A V Rajwade: China's impact on global markets

Two centuries back, Napoleon Bonaparte is supposed to have said: "Let China sleep. For, when she wakes up, the world will tremble." I was reminded of this while observing the developments in the global asset markets last week, incidentally the first full week in the New Year. Stock markets from advanced industrial countries to emerging economies, including India, fell sharply: by one estimate, global stock markets lost $4.5 trillion in market capitalisation last week, slightly more than twice of India's GDP! Commodity prices, including oil, softened despite the growing tension between Saudi Arabia and Iran. Many emerging market currencies plunged. The week's developments reminded George Soros, the hedge fund guru, of 2008. George Osborne, the UK Chancellor, warned of "a dangerous cocktail of new threats" to the global economy. It may be recalled that the US interest rate rise was supposed to lead to such consequences: when the actual rise took place last month, there was hardly a ripple in the markets. Has China become the most powerful driver of the global economy? Many market participants seem to think so: to quote one, "This is the new reality and markets have to accept that."

It may be recalled that the Chinese stock market and the movements in the yuan dollar exchange rate have been making headlines since August last year.
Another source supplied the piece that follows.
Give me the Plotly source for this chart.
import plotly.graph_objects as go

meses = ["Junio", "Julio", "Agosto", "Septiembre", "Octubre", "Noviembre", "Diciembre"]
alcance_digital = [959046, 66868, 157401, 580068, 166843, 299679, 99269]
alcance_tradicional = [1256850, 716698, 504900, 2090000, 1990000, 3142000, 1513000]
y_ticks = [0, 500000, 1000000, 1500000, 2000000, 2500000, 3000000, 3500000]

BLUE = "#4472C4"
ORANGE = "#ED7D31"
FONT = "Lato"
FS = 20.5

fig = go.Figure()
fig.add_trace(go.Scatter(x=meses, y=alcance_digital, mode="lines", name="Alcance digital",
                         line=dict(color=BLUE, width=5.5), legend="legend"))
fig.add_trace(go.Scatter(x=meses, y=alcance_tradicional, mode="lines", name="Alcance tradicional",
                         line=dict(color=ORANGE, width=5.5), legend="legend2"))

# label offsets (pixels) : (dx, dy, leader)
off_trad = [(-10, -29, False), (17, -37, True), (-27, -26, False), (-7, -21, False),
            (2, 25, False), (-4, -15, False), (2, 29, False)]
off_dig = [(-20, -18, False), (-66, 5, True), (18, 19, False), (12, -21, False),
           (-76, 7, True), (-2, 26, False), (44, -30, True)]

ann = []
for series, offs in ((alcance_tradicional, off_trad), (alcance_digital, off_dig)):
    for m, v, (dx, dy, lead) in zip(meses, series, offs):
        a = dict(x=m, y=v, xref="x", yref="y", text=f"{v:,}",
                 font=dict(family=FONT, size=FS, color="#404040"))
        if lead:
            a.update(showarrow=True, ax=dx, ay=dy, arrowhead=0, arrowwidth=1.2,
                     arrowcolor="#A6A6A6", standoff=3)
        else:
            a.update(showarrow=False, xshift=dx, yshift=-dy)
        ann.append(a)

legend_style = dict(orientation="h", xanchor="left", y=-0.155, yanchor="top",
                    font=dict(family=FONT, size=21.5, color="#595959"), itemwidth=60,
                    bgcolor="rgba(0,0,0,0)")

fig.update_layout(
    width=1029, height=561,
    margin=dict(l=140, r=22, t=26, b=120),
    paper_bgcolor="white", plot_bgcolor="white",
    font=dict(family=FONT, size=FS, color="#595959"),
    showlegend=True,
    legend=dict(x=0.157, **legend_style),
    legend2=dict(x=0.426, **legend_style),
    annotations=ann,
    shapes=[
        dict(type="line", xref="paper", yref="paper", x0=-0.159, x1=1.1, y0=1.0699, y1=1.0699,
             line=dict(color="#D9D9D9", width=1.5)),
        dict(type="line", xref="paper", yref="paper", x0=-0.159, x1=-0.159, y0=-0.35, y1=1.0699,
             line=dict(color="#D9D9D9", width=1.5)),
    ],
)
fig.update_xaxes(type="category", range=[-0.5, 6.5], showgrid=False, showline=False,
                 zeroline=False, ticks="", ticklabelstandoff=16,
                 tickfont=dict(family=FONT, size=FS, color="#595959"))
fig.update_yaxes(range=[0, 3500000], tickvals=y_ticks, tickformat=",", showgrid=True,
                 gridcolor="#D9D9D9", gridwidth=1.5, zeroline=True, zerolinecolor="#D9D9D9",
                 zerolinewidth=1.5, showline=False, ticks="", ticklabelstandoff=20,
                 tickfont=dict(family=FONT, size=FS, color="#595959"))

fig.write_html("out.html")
The market was unusually volatile last week and it fell seven per cent on Monday, January 4, and again on Thursday: on both days, trading was suspended for the day by applying "circuit breakers". The yuan also fell despite huge intervention and sale of dollars by the Chinese central bank: the pressure on the yuan seems to be the result of outflows by foreign portfolio investors selling out, and Chinese companies investing abroad. Even our Commerce and Industry Minister expressed worries that the yuan fall may well increase our trade deficit. One only hopes that she is keeping an equally close watch on the rupee's significant and continued appreciation in real terms. Or is her patriotic pride bolstered when the rupee is described as, say, "the best performing currency in Asia"?

But to come back to the stock and currency markets in China, Tom Mitchell of the Financial Times (January 9) mocked the "comic series of policy miscalculations .... such events have raised questions about .... the competence of its top leaders". What is truly amazing is how policy makers of such questionable competence succeeded in leading a once backward economy to 10 per cent p.a. growth for decades, something which no advanced country today has ever achieved.
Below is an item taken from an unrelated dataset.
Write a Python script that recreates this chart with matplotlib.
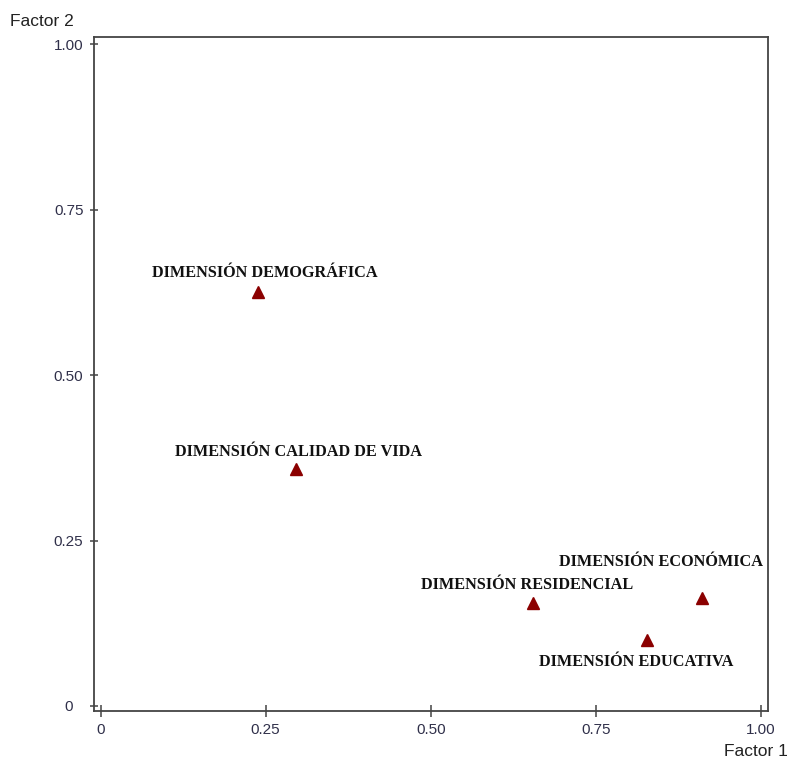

To come back to the issue of trading suspension, which has attracted a lot of criticism, one needs to have an idea of the risk management systems followed by clearing corporations who guarantee settlement of all trades on an exchange:

  • The clearing corporation collects an initial margin from the traders taking long or short positions, based on the current daily volatility of the prices. The expectation is that price changes during the day will be covered by the initial margin. On volatile days, the margin is increased;

     
  • Mark-to-market margin is collected/paid every day depending on the price change;

     
  • On days of extreme volatility trading is suspended for collection of mark-to-market margin.

In other words, if guaranteed settlements are to work, occasionally trading does need to get suspended for the functioning of the margin system. In fact, over the years, the system has worked extremely well - so much so that I do not recall the failure of any stock exchange in honouring guaranteed settlements. (This is the reason why the G-20 wants derivatives trading to move from the over-the-counter market to exchange trading.)

The main reason why the Chinese stock market has been extremely volatile is that, in the first half of last year, the index had climbed almost 70 per cent, reminding one of Japan in the late 1980s, and the dotcom craze in the US in the late 1990s. The index fell sharply in June, July and August 2015, and has been volatile since then. As for the exchange rate, over the last 10 years, the Chinese central bank had deliberately appreciated the yuan to reduce the trade surplus and re-balance the economy from exports to domestic consumption. From its peak in the middle of last year, the currency has fallen around seven per cent. Currency pairs like dollar: euro or dollar: yen move that much over a much shorter period without attracting any comment.